_Instructions for the task_: The line containing "import * as" marks the end: extract everything from the first line of the data through that line, exactly, with no pictures.

_Exercise data_:
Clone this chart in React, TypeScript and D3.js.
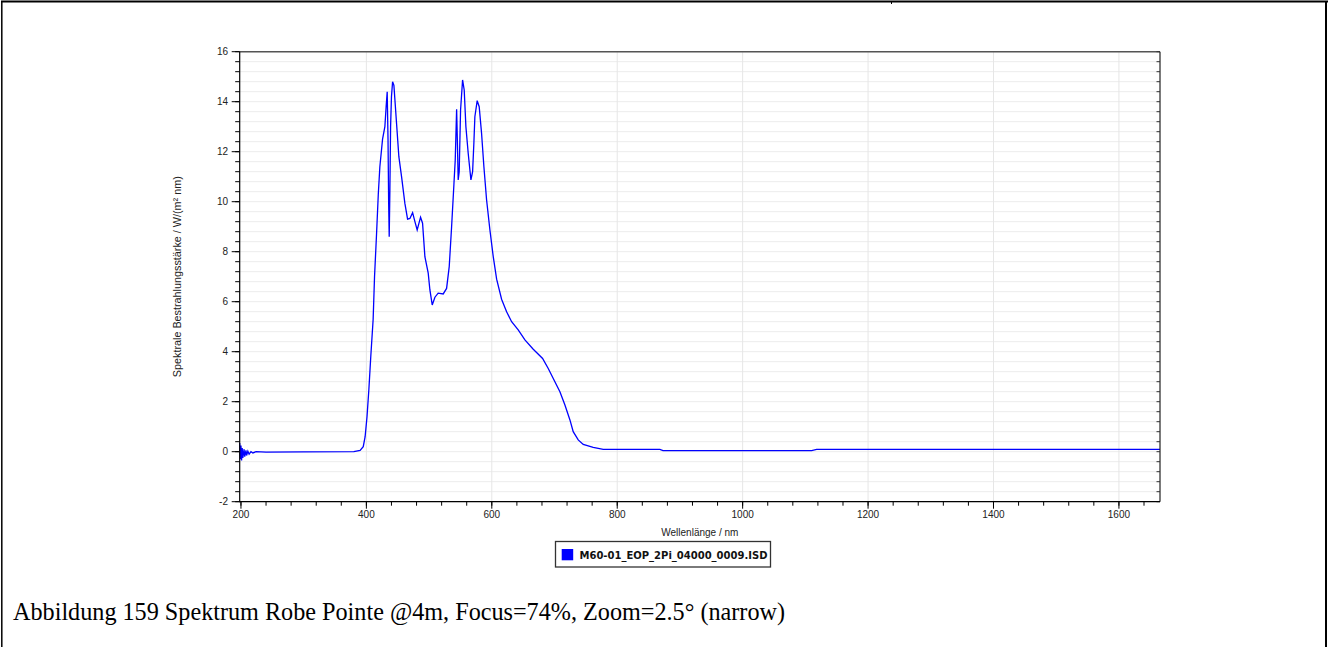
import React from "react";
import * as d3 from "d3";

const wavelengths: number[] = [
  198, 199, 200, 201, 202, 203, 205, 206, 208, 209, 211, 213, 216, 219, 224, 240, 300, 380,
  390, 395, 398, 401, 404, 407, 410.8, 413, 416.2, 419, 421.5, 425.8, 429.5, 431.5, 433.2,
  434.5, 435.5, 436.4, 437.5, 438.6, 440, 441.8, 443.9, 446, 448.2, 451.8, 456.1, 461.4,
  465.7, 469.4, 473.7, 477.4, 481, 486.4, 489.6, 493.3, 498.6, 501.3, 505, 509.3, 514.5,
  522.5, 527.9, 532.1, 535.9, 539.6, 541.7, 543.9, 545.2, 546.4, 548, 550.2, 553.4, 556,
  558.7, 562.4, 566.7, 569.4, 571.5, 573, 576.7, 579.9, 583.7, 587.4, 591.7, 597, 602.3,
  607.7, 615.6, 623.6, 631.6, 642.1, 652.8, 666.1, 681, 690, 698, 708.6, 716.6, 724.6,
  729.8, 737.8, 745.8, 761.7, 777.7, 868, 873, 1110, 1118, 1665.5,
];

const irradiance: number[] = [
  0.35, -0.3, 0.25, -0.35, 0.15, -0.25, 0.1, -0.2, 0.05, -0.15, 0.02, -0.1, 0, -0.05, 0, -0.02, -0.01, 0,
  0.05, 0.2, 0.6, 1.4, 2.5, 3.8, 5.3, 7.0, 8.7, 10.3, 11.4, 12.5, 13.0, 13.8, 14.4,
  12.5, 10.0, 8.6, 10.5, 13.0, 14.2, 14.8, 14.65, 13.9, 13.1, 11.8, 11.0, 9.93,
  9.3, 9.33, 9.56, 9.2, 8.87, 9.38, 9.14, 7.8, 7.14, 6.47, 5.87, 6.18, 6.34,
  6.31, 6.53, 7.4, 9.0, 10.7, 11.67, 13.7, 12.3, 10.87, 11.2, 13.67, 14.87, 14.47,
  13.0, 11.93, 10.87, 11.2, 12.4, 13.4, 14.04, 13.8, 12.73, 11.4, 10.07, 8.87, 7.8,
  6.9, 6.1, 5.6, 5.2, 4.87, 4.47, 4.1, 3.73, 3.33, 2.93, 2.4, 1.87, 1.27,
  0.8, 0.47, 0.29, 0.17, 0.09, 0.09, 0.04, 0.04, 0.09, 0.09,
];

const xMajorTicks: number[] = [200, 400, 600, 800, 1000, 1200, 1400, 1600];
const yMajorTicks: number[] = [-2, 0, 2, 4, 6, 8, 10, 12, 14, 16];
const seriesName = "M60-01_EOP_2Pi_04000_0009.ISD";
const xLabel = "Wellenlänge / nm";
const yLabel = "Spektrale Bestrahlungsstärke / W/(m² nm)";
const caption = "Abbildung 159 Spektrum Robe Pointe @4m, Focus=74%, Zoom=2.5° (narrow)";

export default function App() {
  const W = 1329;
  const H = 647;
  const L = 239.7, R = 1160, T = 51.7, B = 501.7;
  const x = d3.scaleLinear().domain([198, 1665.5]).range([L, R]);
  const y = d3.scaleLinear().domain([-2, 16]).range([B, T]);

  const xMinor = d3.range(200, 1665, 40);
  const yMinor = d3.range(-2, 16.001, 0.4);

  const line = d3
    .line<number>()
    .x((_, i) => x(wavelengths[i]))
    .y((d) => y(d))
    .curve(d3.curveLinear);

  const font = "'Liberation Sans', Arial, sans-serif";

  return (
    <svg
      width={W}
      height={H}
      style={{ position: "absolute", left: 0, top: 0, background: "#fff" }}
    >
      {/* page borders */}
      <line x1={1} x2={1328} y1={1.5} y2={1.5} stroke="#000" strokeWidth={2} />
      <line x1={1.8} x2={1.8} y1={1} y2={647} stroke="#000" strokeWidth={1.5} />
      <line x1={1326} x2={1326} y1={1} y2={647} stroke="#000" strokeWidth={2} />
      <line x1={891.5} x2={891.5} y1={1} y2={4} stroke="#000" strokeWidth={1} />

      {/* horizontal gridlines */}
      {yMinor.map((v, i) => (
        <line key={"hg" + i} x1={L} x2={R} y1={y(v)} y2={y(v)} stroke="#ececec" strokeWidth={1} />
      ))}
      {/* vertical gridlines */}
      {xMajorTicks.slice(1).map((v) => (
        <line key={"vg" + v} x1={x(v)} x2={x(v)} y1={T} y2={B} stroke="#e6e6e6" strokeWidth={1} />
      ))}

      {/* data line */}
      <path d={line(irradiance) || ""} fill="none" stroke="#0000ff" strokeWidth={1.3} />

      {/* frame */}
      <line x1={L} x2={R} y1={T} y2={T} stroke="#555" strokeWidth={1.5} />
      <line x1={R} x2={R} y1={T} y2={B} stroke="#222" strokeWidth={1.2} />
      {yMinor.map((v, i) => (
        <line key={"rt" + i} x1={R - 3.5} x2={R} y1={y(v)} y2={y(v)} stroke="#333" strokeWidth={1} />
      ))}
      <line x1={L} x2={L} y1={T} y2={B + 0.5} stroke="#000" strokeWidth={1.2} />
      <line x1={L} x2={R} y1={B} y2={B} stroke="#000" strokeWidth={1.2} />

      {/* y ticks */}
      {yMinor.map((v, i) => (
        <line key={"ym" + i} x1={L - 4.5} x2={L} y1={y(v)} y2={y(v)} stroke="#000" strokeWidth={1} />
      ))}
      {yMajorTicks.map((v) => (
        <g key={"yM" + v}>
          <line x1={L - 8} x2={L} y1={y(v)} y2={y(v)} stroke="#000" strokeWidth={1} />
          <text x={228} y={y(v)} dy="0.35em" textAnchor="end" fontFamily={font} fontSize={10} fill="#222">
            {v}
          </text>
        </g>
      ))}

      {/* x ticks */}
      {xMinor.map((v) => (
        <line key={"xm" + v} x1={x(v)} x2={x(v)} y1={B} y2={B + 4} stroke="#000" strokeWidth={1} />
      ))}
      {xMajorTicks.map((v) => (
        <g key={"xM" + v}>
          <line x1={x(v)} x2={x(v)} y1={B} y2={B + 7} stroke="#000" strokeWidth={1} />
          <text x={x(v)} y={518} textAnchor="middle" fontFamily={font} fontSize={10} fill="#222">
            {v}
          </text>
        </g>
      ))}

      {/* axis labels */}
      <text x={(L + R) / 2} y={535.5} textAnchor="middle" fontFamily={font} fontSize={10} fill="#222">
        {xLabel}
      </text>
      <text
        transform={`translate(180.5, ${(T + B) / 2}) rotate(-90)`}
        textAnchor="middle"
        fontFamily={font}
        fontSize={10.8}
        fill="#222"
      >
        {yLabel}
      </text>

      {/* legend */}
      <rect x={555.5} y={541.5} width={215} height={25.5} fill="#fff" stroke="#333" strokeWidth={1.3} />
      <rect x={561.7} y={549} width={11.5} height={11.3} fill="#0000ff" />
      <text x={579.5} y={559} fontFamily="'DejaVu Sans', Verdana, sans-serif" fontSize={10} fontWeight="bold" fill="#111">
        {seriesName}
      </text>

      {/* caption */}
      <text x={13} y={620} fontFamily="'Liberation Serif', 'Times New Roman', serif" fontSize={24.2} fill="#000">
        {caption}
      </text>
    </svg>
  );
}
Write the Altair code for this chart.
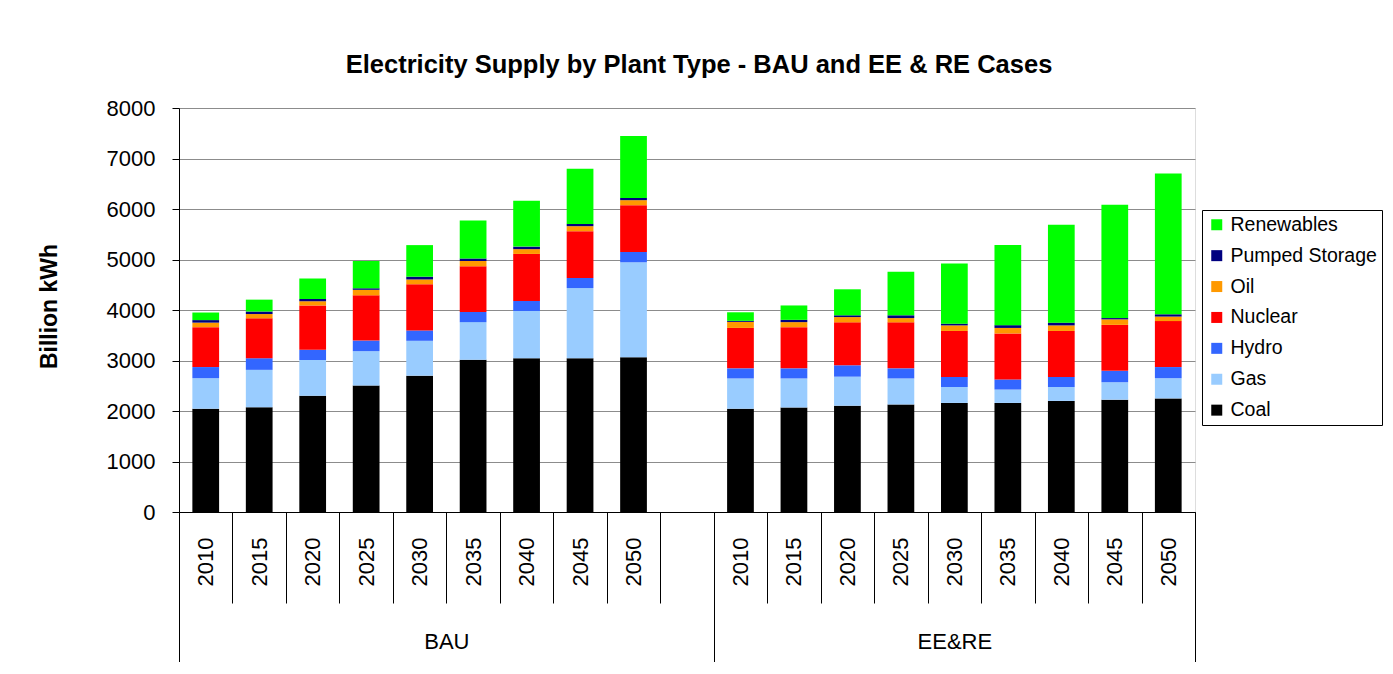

_Response for this exercise_:
Clone this chart in React, TypeScript and D3.js.
import React from "react";
import * as d3 from "d3";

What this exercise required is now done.